From the results illustrated in Section 4, it is clearly seen that the proposed method can accurately pinpoint the voltage sag source location. It uses multivariable regression coefficients, voltage deviation and the standard deviation indices for the purpose. When compared to branch current deviation index method proposed by Chang et al. (2008), it can only identify a possible areas of voltage sag unlike the exact point of the sag as proposed in this paper. Moreover, the new method did not use system impedance matrix as in (Latheef et al., 2008). Instead the proposed method utilized the regression coefficients to estimate the bus voltage deviation index. Besides, the use of only voltage deviation index to determine the voltage sag source suggested by Latheef et al. (2008) will not provide accurate results because not only the faulted bus shows the maximum voltage deviation as seen in Table 3 and 4 but it may also appear on nearest buses to the fault. Therefore, as suggested in this paper minimum standard deviation need to be obtained among the buses having the maximum voltage deviation.
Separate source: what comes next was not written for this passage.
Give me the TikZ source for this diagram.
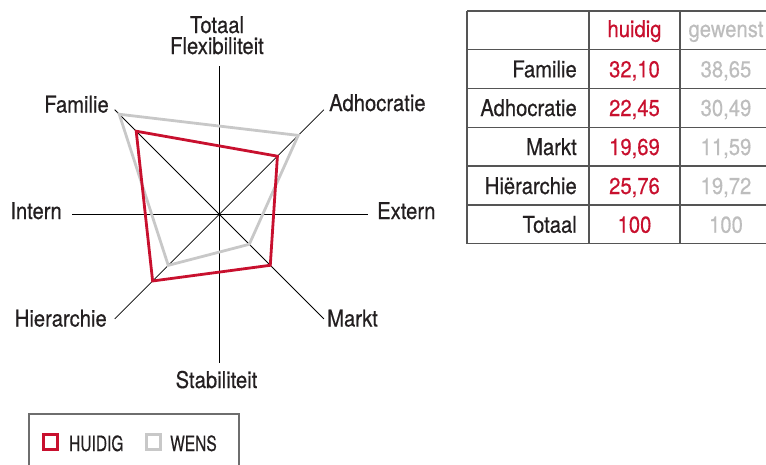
\documentclass[tikz,border=0pt]{standalone}
\usepackage{fontspec}
\setmainfont{TeX Gyre Heros}[FakeStretch=0.88,FakeBold=0.4]
\usetikzlibrary{calc}
\definecolor{cred}{HTML}{C8102E}
\definecolor{cgray}{HTML}{C8C8C8}
\definecolor{ctext}{HTML}{231F20}
\definecolor{cgtext}{HTML}{BDBDBD}
\definecolor{cline}{HTML}{555555}
\tikzset{
  lbl/.style={inner sep=0pt, text=ctext, font=\fontsize{23}{21}\selectfont},
  tcell/.style={inner sep=0pt, text=ctext, font=\fontsize{23}{21}\selectfont},
  tred/.style={tcell, text=cred},
  tgray/.style={tcell, text=cgtext},
  axisline/.style={draw=black, line width=0.8pt},
  redpoly/.style={draw=cred, line width=2.8pt, line join=miter},
  graypoly/.style={draw=cgray, line width=2.8pt, line join=miter},
  gridline/.style={draw=cline, line width=1.3pt},
  legbox/.style={draw=cline!85, line width=1.2pt},
  legtext/.style={lbl, font=\fontsize{21}{20}\selectfont, xscale=0.84},
}
\begin{document}
\begin{tikzpicture}[x=1pt, y=-1pt]
\useasboundingbox (0,0) rectangle (766,464);
\begin{scope}
\clip (0,0) rectangle (766,464);
% ---- radar chart ----
\coordinate (C) at (219.3,214.3);
\coordinate (eT) at (219.3,66);
\coordinate (eS) at (219.3,363);
\coordinate (eI) at (72,214.3);
\coordinate (eE) at (368,214.3);
\coordinate (eF) at (114.7,109.7);
\coordinate (eA) at (323.9,109.7);
\coordinate (eM) at (323.9,318.9);
\coordinate (eH) at (114.7,318.9);
\foreach \e in {eT,eS,eI,eE,eF,eA,eM,eH} \draw[axisline] (C) -- (\e);
% data points (3.66 px per unit)
\coordinate (gF) at ($(C)+(-135:141.5)$);
\coordinate (gA) at ($(C)+(-45:111.6)$);
\coordinate (gM) at ($(C)+(45:42.4)$);
\coordinate (gH) at ($(C)+(135:72.2)$);
\coordinate (rF) at ($(C)+(-135:117.5)$);
\coordinate (rA) at ($(C)+(-45:82.2)$);
\coordinate (rM) at ($(C)+(45:72.1)$);
\coordinate (rH) at ($(C)+(135:94.3)$);
\draw[graypoly] (gF) -- (gA) -- (gM) -- (gH) -- cycle;
\draw[redpoly] (rF) -- (rA) -- (rM) -- (rH) -- cycle;
% labels
\node[lbl, anchor=base, align=center] (lT) at (217,54) {Totaal\\Flexibiliteit};
\node[lbl, anchor=base] (lS) at (216.5,388) {Stabiliteit};
\node[lbl, anchor=base east] (lI) at (62,219) {Intern};
\node[lbl, anchor=base west] (lE) at (377,219) {Extern};
\node[lbl, anchor=base east] (lF) at (109,112.5) {Familie};
\node[lbl, anchor=base west] (lA) at (329,111) {Adhocratie};
\node[lbl, anchor=base east] (lH) at (107,326.5) {Hierarchie};
\node[lbl, anchor=base west] (lM) at (327,326.5) {Markt};
% ---- table ----
\foreach \y in {11,49.5,88.3,127.2,166,205,243.7}
  \draw[gridline] (467,\y) -- (772,\y);
\foreach \x in {467,589,680,772}
  \draw[gridline] (\x,11) -- (\x,243.7);
\node[tred, anchor=base] (h1) at (634.5,37) {huidig};
\node[tgray, anchor=base] (h2) at (726,37) {gewenst};
\node[tcell, anchor=base east] (r1) at (577,77.3) {Familie};
\node[tred, anchor=base] (r1a) at (634.5,77.3) {32,10};
\node[tgray, anchor=base] (r1b) at (726,77.3) {38,65};
\node[tcell, anchor=base east] (r2) at (577,116) {Adhocratie};
\node[tred, anchor=base] (r2a) at (634.5,116) {22,45};
\node[tgray, anchor=base] (r2b) at (726,116) {30,49};
\node[tcell, anchor=base east] (r3) at (577,155) {Markt};
\node[tred, anchor=base] (r3a) at (634.5,155) {19,69};
\node[tgray, anchor=base] (r3b) at (726,155) {11,59};
\node[tcell, anchor=base east] (r4) at (577,194) {Hiërarchie};
\node[tred, anchor=base] (r4a) at (634.5,194) {25,76};
\node[tgray, anchor=base] (r4b) at (726,194) {19,72};
\node[tcell, anchor=base east] (r5) at (577,232.7) {Totaal};
\node[tred, anchor=base] (r5a) at (634.5,232.7) {100};
\node[tgray, anchor=base] (r5b) at (726,232.7) {100};
% ---- legend ----
\draw[legbox] (29,414) rectangle (239,480);
\draw[draw=cred, line width=2.8pt] (43.5,434.5) rectangle (57.5,449.5);
\draw[draw=cgray, line width=2.8pt] (146.5,434.5) rectangle (160.5,449.5);
\node[legtext, anchor=base west] (k1) at (69,451) {HUIDIG};
\node[legtext, anchor=base west] (k2) at (170,451) {WENS};
\end{scope}
\end{tikzpicture}
\end{document}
Furthermore, the proposed method is not suitable to compare with single point sag source location methods such as Parsons et al. (2000), Li et al. (2003) and Hamzah et al. (2004), since they serve just like direction finders where the results only shows either upstream or downstream from the monitoring point. The single point methods are much more inaccurate compared to multipoint monitoring based methods such as the one proposed in this work. In addition, the MVR method presented in this work has the advantages over all other methods because it identifies the voltage sag source location accuracy and uses only strong statistic mathematical techniques. Finally, it is to be notes that all the conventional methods are in support with the results highlighted in this study. The main difference in the results of the proposed methods is the significant improvement in locating the sag source from very general sag source direction detection to exact point of sag location.

CONCLUSION

A new method for locating voltage sag sources in power systems is proposed. It is based on statistical methods namely, multiple regression coefficients, voltage and standard deviation index. The regression coefficients are used to determine the unmonitored bus voltages. Then using the maximum voltage deviation and minimum standard deviation index, the voltage sag source locations are identified. To validate the proposed method the IEEE 9 bus test system is utilized. The test results prove the accuracy of the proposed voltage sag source location method.